If there is one economist we would all be wise to listen to and who is neither influenced by Wall Street or Washington, it is Stiglitz, a man of unusual modesty and intelligence (I personally met and interviewed him when he was in Kuala Lumpur in 2000 before he won the Nobel Prize in Economic Science in 2001).

His last paragraph contains key words that hints at more than what he did not elaborate:

"The American economy will eventually recover, and so, too, up to a point, will our standing abroad. America was for a long time the most admired country in the world, and we are STILL THE RICHEST. Like it or not, our actions are subject to minute examination. Our successes are emulated. But our failures are looked upon with scorn. Which brings me back to Francis Fukuyama. He was wrong to think that the forces of LIBERAL DEMOCRACY and the market economy would inevitably triumph, and that there could be no turning back. But he was not wrong to believe that democracy and market forces are essential to a just and prosperous world. The economic crisis, created largely by AMERICA'S BEHAVIOUR, has done more damage to these fundamental values than any TOTALITARIAN REGIME ever could have. Perhaps it is true that THE WORLD is heading toward THE END OF HISTORY, but it is now sailing against the wind, on a course we set ourselves."
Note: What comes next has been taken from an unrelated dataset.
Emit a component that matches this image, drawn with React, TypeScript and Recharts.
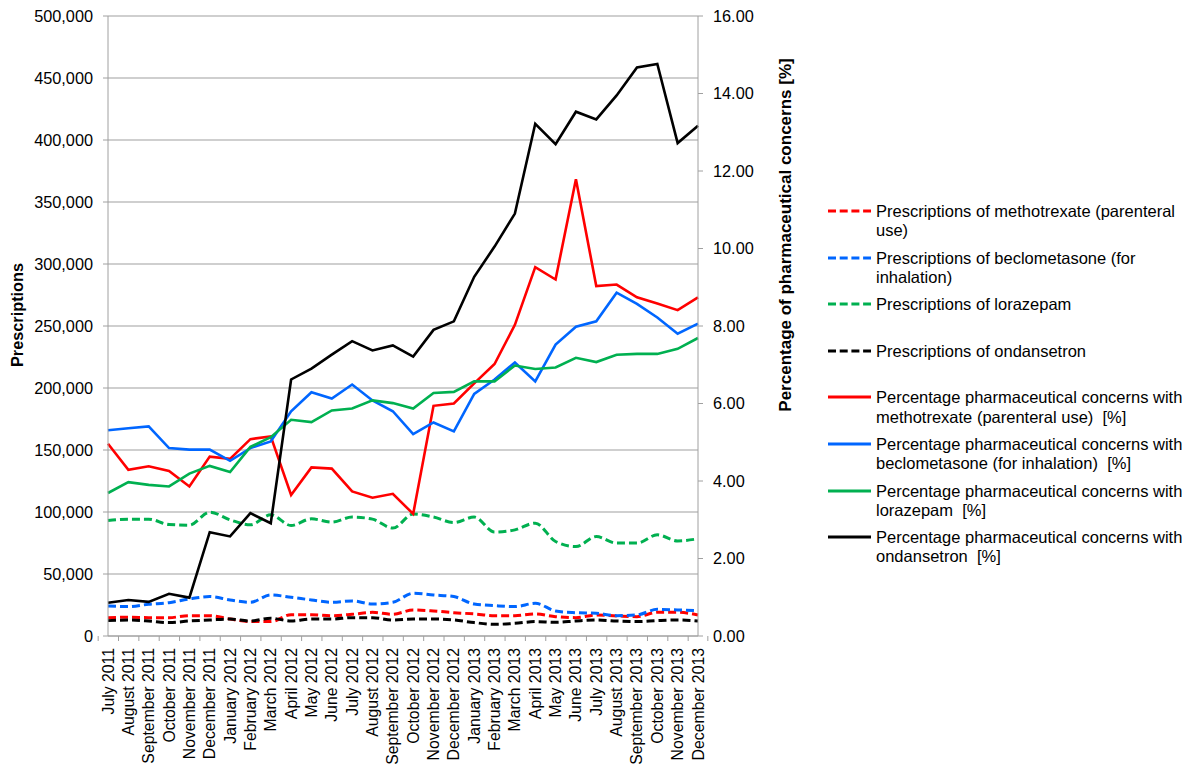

Stiglitz hit 6 key words in the above paragraph (my comments in blue):

1. Still the richest (thanks to loads of debt).

2. America's behaviour (a blind electorate satiated with steroids induced asset inflation and money illusion + a government that is more of a wolf helping the Wall Street fellow wolves to the chickens).

3. A liberal democracy that has become a two-headed party oligopoly.

4. Any totalitarian regime (has one already entered the White House by stealth?)

5. The world (which world? The politician's world, the media's world or the real world?)

6. The end of history (Quite rightly, we are at the end of a long and dramatic history which is the culmination of our mistakes and the false delusion that we can solve the problems of under-regulated capitalism with socialist fascism i.e. state and privates assets merged under one authority.)

Ironically, the most economically "successful" posterboy for the world today is also one of the most totalitarian states in the world (perhaps fourth ranking after North Korea, Burma and Iran).

What Professor Stiglitz forgot to say or implied by not saying is that world politicians today (from the developing and developed countries) are quite likely to take that emerging country's model as a blue print for development.

We are now in an end game when the leading players, frustrated by the severity of the global financial crisis and by the lack of viable long-term economic solutions, decide to change the rules and declare themselves winners.